The notion of imperialism as a fixed Greatest Evil, axiomatically identified with the big capitalist powers, comes not from Marxism but from Stalinism, and specifically from the reshaping of Lenin's ideas into a dogmatic system of "Leninism". In that system it was used to boost the Stalinist USSR as non-"imperialist". Also derived from Stalinised "Leninism" is the idea that Marxists must relate to forces at war either by being "defeatist" (positively desiring the defeat of that force) or by being "defencist" (promoting and aiding its victory). War is the continuation of politics by other means. Marxism knows many attitudes to bourgeois policies other than going all out to smash and thwart them at any cost, or contrariwise energetically promoting them and seeking to organise the workers as the leading force for those policies in place of the unreliable bourgeois. Our attitude to a war should be fundamentally a continuation of our attitude to the politics underlying the war.

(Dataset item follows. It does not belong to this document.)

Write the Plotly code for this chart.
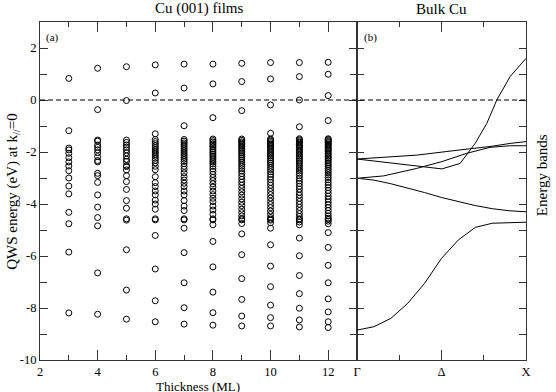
import plotly.graph_objects as go

# QWS energies (eV) at k//=0 for each film thickness (ML)
thickness = [3, 4, 5, 6, 7, 8, 9, 10, 11, 12]

qws_3 = [0.83, -1.18, -1.85, -1.92, -2.05, -2.22, -2.38, -2.54, -2.72, -3.00, -3.31, -3.61,
         -4.32, -4.76, -5.85, -8.19]
qws_4 = [1.22, -0.37, -1.54, -1.58, -1.73, -1.82, -1.92, -2.03, -2.18, -2.33, -2.38, -2.82,
         -2.91, -3.17, -3.65, -4.12, -4.52, -4.84, -6.65, -8.24]
qws_5 = [1.28, -0.02, -1.54, -1.63, -1.73, -1.82, -1.92, -2.03, -2.15, -2.28, -2.37, -2.52,
         -2.56, -2.69, -2.91, -3.14, -3.44, -3.87, -4.16, -4.57, -4.62, -5.76, -7.31, -8.43]
qws_6 = [1.35, 0.27, -1.30, -1.52, -1.60, -1.68, -1.76, -1.84, -1.92, -2.00, -2.08, -2.16,
         -2.24, -2.32, -2.42, -2.55, -2.68, -2.95, -3.18, -3.33, -3.50, -3.65, -3.85, -4.00,
         -4.20, -4.57, -4.61, -5.21, -6.50, -7.72, -8.53]
qws_7 = [1.38, 0.46, -0.99, -1.52, -1.58, -1.65, -1.72, -1.80, -1.88, -1.96, -2.04, -2.12,
         -2.20, -2.28, -2.36, -2.45, -2.55, -2.66, -2.80, -2.95, -3.08, -3.20, -3.33, -3.50,
         -3.65, -3.87, -4.08, -4.25, -4.57, -4.61, -4.93, -5.87, -7.03, -7.99, -8.62]
qws_8 = [1.38, 0.62, -0.68, -1.50, -1.56, -1.62, -1.68, -1.74, -1.80, -1.87, -1.94, -2.01,
         -2.08, -2.15, -2.22, -2.30, -2.38, -2.46, -2.55, -2.65, -2.75, -2.86, -2.98, -3.10,
         -3.22, -3.35, -3.50, -3.64, -3.78, -3.91, -4.08, -4.23, -4.40, -4.57, -4.61, -4.80,
         -5.44, -6.42, -7.39, -8.18, -8.66]
qws_9 = [1.41, 0.71, -0.41, -1.50, -1.55, -1.61, -1.66, -1.72, -1.78, -1.84, -1.90, -1.97,
         -2.03, -2.10, -2.17, -2.24, -2.31, -2.39, -2.47, -2.55, -2.64, -2.73, -2.83, -2.94,
         -3.05, -3.16, -3.28, -3.40, -3.53, -3.66, -3.80, -3.93, -4.06, -4.20, -4.33, -4.46,
         -4.57, -4.61, -4.75, -5.15, -5.95, -6.87, -7.67, -8.31, -8.69]
qws_10 = [1.44, 0.81, -0.19, -1.28, -1.50, -1.54, -1.59, -1.64, -1.69, -1.74, -1.79, -1.85,
          -1.91, -1.97, -2.03, -2.09, -2.15, -2.22, -2.29, -2.36, -2.43, -2.51, -2.59, -2.67,
          -2.76, -2.86, -2.96, -3.06, -3.17, -3.28, -3.40, -3.52, -3.64, -3.77, -3.90, -4.02,
          -4.14, -4.27, -4.40, -4.52, -4.58, -4.62, -4.72, -4.93, -5.57, -6.39, -7.18, -7.89,
          -8.37, -8.69]
qws_11 = [1.44, 0.90, 0.00, -1.03, -1.49, -1.53, -1.57, -1.62, -1.66, -1.71, -1.76, -1.81,
          -1.86, -1.92, -1.97, -2.03, -2.09, -2.15, -2.21, -2.28, -2.35, -2.42, -2.49, -2.57,
          -2.65, -2.73, -2.82, -2.91, -3.01, -3.11, -3.21, -3.32, -3.43, -3.55, -3.66, -3.78,
          -3.90, -4.01, -4.13, -4.25, -4.37, -4.48, -4.57, -4.61, -4.69, -4.80, -5.31, -5.99,
          -6.75, -7.45, -8.01, -8.46, -8.73]
qws_12 = [1.45, 0.99, 0.17, -0.79, -1.49, -1.52, -1.56, -1.60, -1.64, -1.69, -1.73, -1.78,
          -1.83, -1.88, -1.93, -1.98, -2.04, -2.10, -2.16, -2.22, -2.28, -2.35, -2.42, -2.49,
          -2.56, -2.64, -2.72, -2.80, -2.89, -2.98, -3.07, -3.17, -3.27, -3.37, -3.48, -3.59,
          -3.70, -3.81, -3.92, -4.03, -4.14, -4.25, -4.36, -4.46, -4.55, -4.60, -4.66, -4.76,
          -5.10, -5.67, -6.36, -7.03, -7.65, -8.15, -8.53, -8.75]

qws = [qws_3, qws_4, qws_5, qws_6, qws_7, qws_8, qws_9, qws_10, qws_11, qws_12]

# Bulk Cu bands along Gamma-X (k from 0 at Gamma to 1 at X)
band1_k = [0, 0.1, 0.2, 0.3, 0.4, 0.5, 0.6, 0.7, 0.8, 0.9, 1.0]
band1_e = [-8.85, -8.72, -8.40, -7.82, -7.05, -6.09, -5.38, -4.90, -4.74, -4.71, -4.70]
band2_k = [0, 0.1, 0.2, 0.3, 0.4, 0.5, 0.6, 0.7, 0.8, 0.9, 1.0]
band2_e = [-3.01, -3.08, -3.22, -3.38, -3.56, -3.75, -3.90, -4.06, -4.18, -4.26, -4.30]
band3_k = [0, 0.157, 0.354, 0.502, 0.65, 0.787, 0.906, 1.0]
band3_e = [-3.01, -2.92, -2.63, -2.37, -2.05, -1.82, -1.76, -1.76]
band4_k = [0, 0.354, 0.61, 0.787, 0.906, 1.0]
band4_e = [-2.27, -2.12, -1.92, -1.79, -1.67, -1.60]
band5_k = [0, 0.256, 0.502, 0.61, 0.699, 0.768, 0.827, 0.906, 1.0]
band5_e = [-2.27, -2.47, -2.65, -2.44, -1.67, -0.90, 0.0, 0.9, 1.6]

bands = [(band1_k, band1_e), (band2_k, band2_e), (band3_k, band3_e),
         (band4_k, band4_e), (band5_k, band5_e)]

serif = "Liberation Serif"
line_col = "#333333"

fig = go.Figure()

film_x = []
film_y = []
for n, vals in zip(thickness, qws):
    film_x += [n] * len(vals)
    film_y += vals

fig.add_trace(go.Scatter(
    x=film_x, y=film_y, mode="markers", xaxis="x", yaxis="y",
    marker=dict(symbol="circle-open", size=6, color="black", line=dict(width=1)),
    showlegend=False))

for k, e in bands:
    fig.add_trace(go.Scatter(
        x=k, y=e, mode="lines", xaxis="x2", yaxis="y2",
        line=dict(color="black", width=1), showlegend=False))

# E = 0 reference across both panels
fig.add_shape(type="line", xref="paper", yref="y", x0=0, x1=1, y0=0, y1=0,
              line=dict(color="black", width=1, dash="5px,3px"))

split = 0.6523
ytick_vals = [-10, -8, -6, -4, -2, 0, 2]
ytick_text = [str(v) for v in ytick_vals]

axis_common = dict(showline=True, linecolor=line_col, linewidth=1, ticks="inside",
                   tickcolor=line_col, showgrid=False, zeroline=False,
                   tickfont=dict(family=serif, size=12.5, color="black"))

fig.update_layout(
    width=556, height=392,
    margin=dict(l=40, r=30, t=22, b=32),
    paper_bgcolor="white", plot_bgcolor="white",
    font=dict(family=serif, color="black"),
    xaxis=dict(domain=[0, split], range=[2, 13], tickmode="array",
               tickvals=[2, 4, 6, 8, 10, 12], ticklen=10, mirror="allticks",
               minor=dict(dtick=1, ticklen=5, tickcolor=line_col, ticks="inside"),
               **axis_common),
    yaxis=dict(range=[-10, 3], tickmode="array", tickvals=ytick_vals, ticktext=ytick_text,
               ticklen=8, mirror="allticks",
               minor=dict(dtick=1, ticklen=7, tickcolor=line_col, ticks="inside"),
               **axis_common),
    xaxis2=dict(domain=[split, 1], range=[0, 1], anchor="y2", tickmode="array",
                tickvals=[0, 0.5, 1], ticktext=["Γ", "Δ", "X"], ticklen=10,
                mirror="allticks",
                minor=dict(dtick=0.25, ticklen=5, tickcolor=line_col, ticks="inside"),
                **axis_common),
    yaxis2=dict(range=[-10, 3], anchor="x2", dtick=1, ticklen=7, mirror="allticks",
                showticklabels=False, **axis_common),
)

fig.add_annotation(text="Cu (001) films", xref="paper", yref="paper", x=split / 2, y=1,
                   xanchor="center", yanchor="bottom", yshift=3, showarrow=False,
                   font=dict(family=serif, size=15))
fig.add_annotation(text="Bulk Cu", xref="paper", yref="paper", x=(split + 1) / 2, y=1,
                   xanchor="center", yanchor="bottom", yshift=3, showarrow=False,
                   font=dict(family=serif, size=15))
fig.add_annotation(text="(a)", xref="paper", yref="paper", x=0.008, y=0.978,
                   xanchor="left", yanchor="top", showarrow=False,
                   font=dict(family=serif, size=11))
fig.add_annotation(text="(b)", xref="paper", yref="paper", x=split + 0.01, y=0.978,
                   xanchor="left", yanchor="top", showarrow=False,
                   font=dict(family=serif, size=11))
fig.add_annotation(text="QWS energy (eV) at k<sub>//</sub>=0", xref="paper", yref="paper",
                   x=-0.056, y=0.5, xanchor="center", yanchor="middle", textangle=-90,
                   showarrow=False, font=dict(family=serif, size=15))
fig.add_annotation(text="Energy bands", xref="paper", yref="paper", x=1.033, y=0.547,
                   xanchor="center", yanchor="middle", textangle=-90, showarrow=False,
                   font=dict(family=serif, size=15))
fig.add_annotation(text="Thickness (ML)", xref="paper", yref="paper", x=split * 0.497,
                   y=-0.079, xanchor="center", yanchor="middle", showarrow=False,
                   font=dict(family=serif, size=13))

# the page body has an 8px default margin; drop it so the figure fills the window
fig.write_html("out.html", config={"displayModeBar": False},
               post_script="document.body.style.margin = '0';")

When the Rambouillet treaty was formulated, giving limited autonomy to Kosova, socialists did not support it - we could not, since we champion self-determination for Kosova, not limited autonomy under Serbian sovereignty with the Kosova Liberation Army disarmed by NATO - nor did we shout: "Smash Rambouillet at all costs!" We recognised that Rambouillet autonomy would be an improvement for the Albanian Kosovars compared to unrestrained Serbian oppression, but criticised and proposed an alternative. Our stance in the war was a continuation of our stance over Rambouillet. And that is as it should have been.

Socialists are guided in all such questions by one stable, permanently operational objective and one over-riding political value - the nurturing, development and deepening of independent working class politics.